SHORT EXERCISE: Without the pictures, write out all the lines below exactly as they appear.

INFORMATION PROVIDED:
========

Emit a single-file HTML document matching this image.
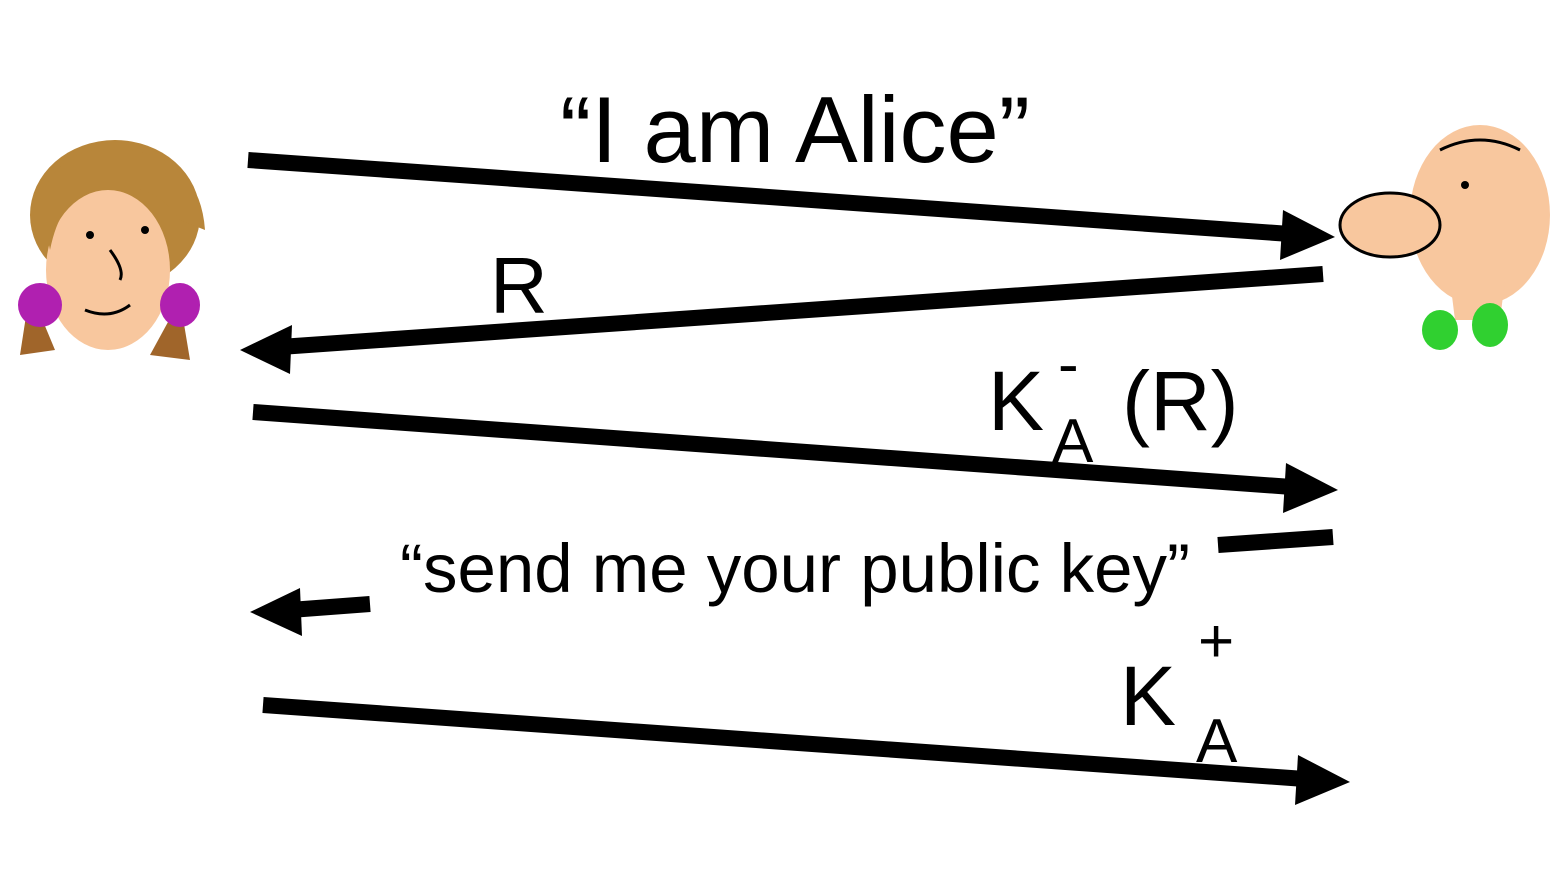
<!DOCTYPE html>
<html><head><meta charset="utf-8"><style>
html,body{margin:0;padding:0;background:#fff;}
svg{display:block}
text{font-family:"Liberation Sans",Arial,sans-serif;fill:#000}
</style></head><body>
<svg width="1567" height="873" viewBox="0 0 1567 873" xmlns="http://www.w3.org/2000/svg">
<!-- Alice -->
<g>
<ellipse cx="115" cy="215" rx="85" ry="75" fill="#b8863a"/>
<ellipse cx="108" cy="270" rx="62" ry="80" fill="#f8c79e"/>
<path d="M40 200 Q60 140 130 150 Q200 160 205 230 L180 220 Q150 175 90 190 Q60 200 50 250 Z" fill="#b8863a"/>
<path d="M30 290 L20 355 L55 350 Z" fill="#a0652a"/>
<path d="M180 300 L190 360 L150 355 Z" fill="#a0652a"/>
<ellipse cx="40" cy="305" rx="22" ry="22" fill="#b020b0"/>
<ellipse cx="180" cy="305" rx="20" ry="22" fill="#b020b0"/>
<path d="M110 250 Q125 270 120 280" stroke="#000" stroke-width="3" fill="none"/>
<path d="M85 310 Q110 320 130 305" stroke="#000" stroke-width="3" fill="none"/>
<circle cx="90" cy="235" r="4"/><circle cx="145" cy="230" r="4"/>
</g>
<!-- Bob -->
<g>
<ellipse cx="1480" cy="215" rx="70" ry="90" fill="#f8c79e"/>
<ellipse cx="1390" cy="225" rx="50" ry="32" fill="#f8c79e" stroke="#000" stroke-width="3"/>
<path d="M1450 280 L1455 320 L1500 320 L1505 280 Z" fill="#f8c79e"/>
<ellipse cx="1440" cy="330" rx="18" ry="20" fill="#30d030"/>
<ellipse cx="1490" cy="325" rx="18" ry="22" fill="#30d030"/>
<circle cx="1465" cy="185" r="4"/>
<path d="M1440 150 Q1480 130 1520 150" stroke="#000" stroke-width="3" fill="none"/>
</g>
<!-- arrows -->
<g stroke="#000" stroke-width="16" stroke-linecap="butt">
<line x1="248" y1="160" x2="1290" y2="234"/>
<line x1="1323" y1="274" x2="280" y2="347"/>
<line x1="253" y1="412" x2="1292" y2="487"/>
<line x1="1218" y1="545" x2="1333" y2="537"/>
<line x1="370" y1="604" x2="290" y2="610"/>
<line x1="263" y1="705" x2="1305" y2="779"/>
</g>
<g fill="#000">
<polygon points="1335,237 1283,210 1280,260"/>
<polygon points="240,350 292,325 290,374"/>
<polygon points="1338,490 1286,463 1283,513"/>
<polygon points="250,612 300,588 302,636"/>
<polygon points="1350,782 1298,755 1295,805"/>
</g>
<text x="560" y="162" font-size="94">“I am Alice”</text>
<text x="490" y="313" font-size="80">R</text>
<text x="988" y="430" font-size="84">K</text>
<text x="1058" y="385" font-size="62">-</text>
<text x="1052" y="462" font-size="62">A</text>
<text x="1122" y="430" font-size="84">(R)</text>
<text x="400" y="592" font-size="69">“send me your public key”</text>
<text x="1120" y="725" font-size="84">K</text>
<text x="1198" y="662" font-size="62">+</text>
<text x="1196" y="762" font-size="62">A</text>
</svg>
</body></html>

========

FINISHED ANSWER:
Emit a single-file HTML document matching this image.
<!DOCTYPE html>
<html><head><meta charset="utf-8"><style>
html,body{margin:0;padding:0;background:#fff;}
svg{display:block}
text{font-family:"Liberation Sans",Arial,sans-serif;fill:#000}
</style></head><body>
<svg width="1567" height="873" viewBox="0 0 1567 873" xmlns="http://www.w3.org/2000/svg">
<!-- Alice -->
<g>
<ellipse cx="115" cy="215" rx="85" ry="75" fill="#b8863a"/>
<ellipse cx="108" cy="270" rx="62" ry="80" fill="#f8c79e"/>
<path d="M40 200 Q60 140 130 150 Q200 160 205 230 L180 220 Q150 175 90 190 Q60 200 50 250 Z" fill="#b8863a"/>
<path d="M30 290 L20 355 L55 350 Z" fill="#a0652a"/>
<path d="M180 300 L190 360 L150 355 Z" fill="#a0652a"/>
<ellipse cx="40" cy="305" rx="22" ry="22" fill="#b020b0"/>
<ellipse cx="180" cy="305" rx="20" ry="22" fill="#b020b0"/>
<path d="M110 250 Q125 270 120 280" stroke="#000" stroke-width="3" fill="none"/>
<path d="M85 310 Q110 320 130 305" stroke="#000" stroke-width="3" fill="none"/>
<circle cx="90" cy="235" r="4"/><circle cx="145" cy="230" r="4"/>
</g>
<!-- Bob -->
<g>
<ellipse cx="1480" cy="215" rx="70" ry="90" fill="#f8c79e"/>
<ellipse cx="1390" cy="225" rx="50" ry="32" fill="#f8c79e" stroke="#000" stroke-width="3"/>
<path d="M1450 280 L1455 320 L1500 320 L1505 280 Z" fill="#f8c79e"/>
<ellipse cx="1440" cy="330" rx="18" ry="20" fill="#30d030"/>
<ellipse cx="1490" cy="325" rx="18" ry="22" fill="#30d030"/>
<circle cx="1465" cy="185" r="4"/>
<path d="M1440 150 Q1480 130 1520 150" stroke="#000" stroke-width="3" fill="none"/>
</g>
<!-- arrows -->
<g stroke="#000" stroke-width="16" stroke-linecap="butt">
<line x1="248" y1="160" x2="1290" y2="234"/>
<line x1="1323" y1="274" x2="280" y2="347"/>
<line x1="253" y1="412" x2="1292" y2="487"/>
<line x1="1218" y1="545" x2="1333" y2="537"/>
<line x1="370" y1="604" x2="290" y2="610"/>
<line x1="263" y1="705" x2="1305" y2="779"/>
</g>
<g fill="#000">
<polygon points="1335,237 1283,210 1280,260"/>
<polygon points="240,350 292,325 290,374"/>
<polygon points="1338,490 1286,463 1283,513"/>
<polygon points="250,612 300,588 302,636"/>
<polygon points="1350,782 1298,755 1295,805"/>
</g>
<text x="560" y="162" font-size="94">“I am Alice”</text>
<text x="490" y="313" font-size="80">R</text>
<text x="988" y="430" font-size="84">K</text>
<text x="1058" y="385" font-size="62">-</text>
<text x="1052" y="462" font-size="62">A</text>
<text x="1122" y="430" font-size="84">(R)</text>
<text x="400" y="592" font-size="69">“send me your public key”</text>
<text x="1120" y="725" font-size="84">K</text>
<text x="1198" y="662" font-size="62">+</text>
<text x="1196" y="762" font-size="62">A</text>
</svg>
</body></html>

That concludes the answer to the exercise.